Ministers pick up the broom for PM Narendra Modi's 'Clean India' campaign.
New Delhi:
Buildings around Rajpath, the road that leads from the Rashtrapati Bhawan to India Gate in the heart of Delhi, are being sanitised and will be sealed from this evening in preparation for the Swachh Bharat or Clean India campaign tomorrow, the police said.
Prime Minister Narendra Modi will launch the nationwide drive at Rajpath tomorrow, October 2, Mahatma Gandhi's birthday, with a cleanliness pledge that about 30 lakh government employees will take all over the country.
Mr Modi has ordered bureaucrats and ministers to be at work tomorrow, leading their departments in cleaning their offices, including toilets. He too is expected to take a broom to the streets of Valmiki Sadan, a housing colony in the capital where sanitation workers live.
The drive is partly aimed at sprucing up government offices which are often littered with rubbish, stink of urine and have walls dirtied with dried spit. In recent days, ministers like Ravi Shankar Prasad, Smriti Irani and Ram Vilas Paswan have been seen sweeping parts of their offices.

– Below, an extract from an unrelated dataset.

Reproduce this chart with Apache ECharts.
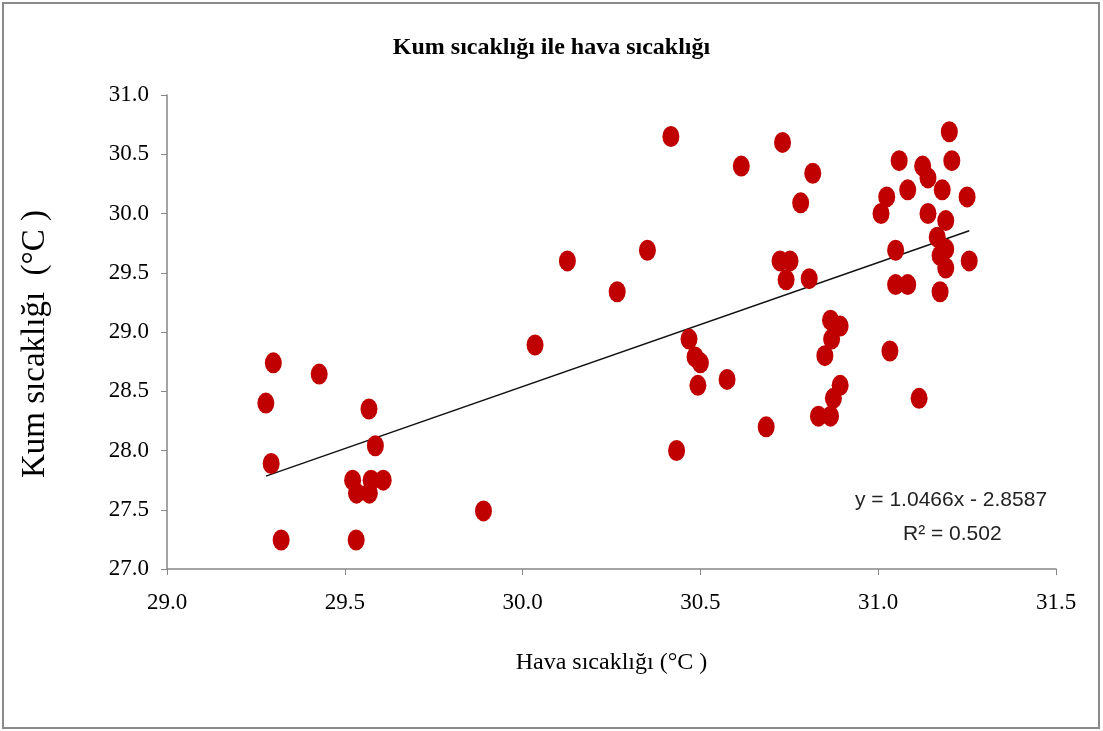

Advertisements in newspapers recently urged residents of Delhi to "come forward in large numbers" for the programme's launch.
Mr Modi has stressed the importance of sanitation in almost all his public speeches since his May victory, vowing to make India clean by 2019, to coincide with the 150th birth anniversary of Gandhi.
During the freedom movement, Mahatma Gandhi had said "sanitation was more important than independence."
Roughly half of India's population do not have toilets in their homes, a health and safety problem that Mr Modi has also vowed to fix.
In a joint editorial written with the PM on Tuesday in the Washington Post, President Barack Obama said that the US will help with the Clean India initiative.
After taking office in May, the PM asked his ministers to ensure their departments are tidied up and that officers report to work at 9 am. Ministers like Prakash Javadekar have conducted surprise checks, penalising those employees who were late.
The cleanliness drive has had a noticeable impact on shabby government offices, with broken equipment, dangling wires and tonnes of dusty files thrown away.